With both the Leader and his deputy taking a fortnight's holiday each in June/July the scope for a victory walkabout is much reduced. In an indication of what really is a priority the Leader phoned in from his holiday EasyJet to The Sun with an account of substance abuse in an airliner toilet by the lead singer of Babyshambles. Clearly, this media exposure was more important that setting the direction of travel for a GB pounds 1 billion local authority.

Not that this New Labour Group has had a particularly good start on the ethics front. One of its key people still owes GB pounds 120 for legendary Arsenal and England goalkeeper David Seaman's gloves won in a charity auction held in memory of the late Mayor Tim Sergeant on May 7th. Given the performance of the England soccer team those gloves might come in useful in the post Sven era. Labour and the footie are, of course, as much a duo as Marx and Engels so the July Council meeting was delayed by 24 hours in case Sven's men overcame Portugal in the quarter finals.

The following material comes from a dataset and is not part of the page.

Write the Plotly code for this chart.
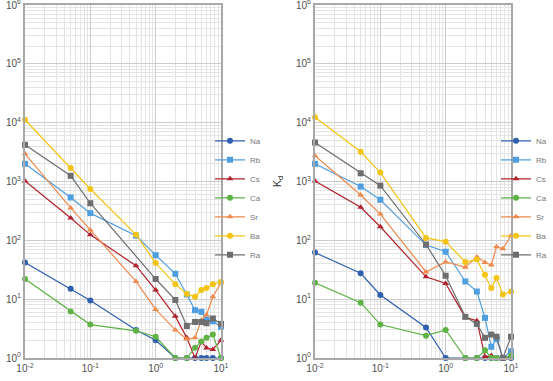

Having scrambled through June without making any policy statements, our beloved leaders are facing judgement day over the re-siting of the dustcart fleet to make way for the Shakespeare Road Academy promoted by New Labour scion and former Southwark Council Leader Jeremy Fraser. What a surprise that some of the recycling fleet is being sent to Gipsy Hill Ward - no doubt as a collective punishment for the residents who voted the wrong way on May 4th according to Labour bosses.


And finally, local Conservatives were treated to a barnstorming performance by former Chancellor of the Exchequer Ken Clarke when he spoke to the annual dinner of the Dulwich and West Norwood Conservative Association. Clarke, who was once described as a man who crosses the street to pick a fight, wasn't there to talk about hugging hoodies. What he did say was hugely supportive of the Cameron leadership, middle of the road on Europe, and very much the contribution of a man who is prepared to put his weight behind winning the next general election.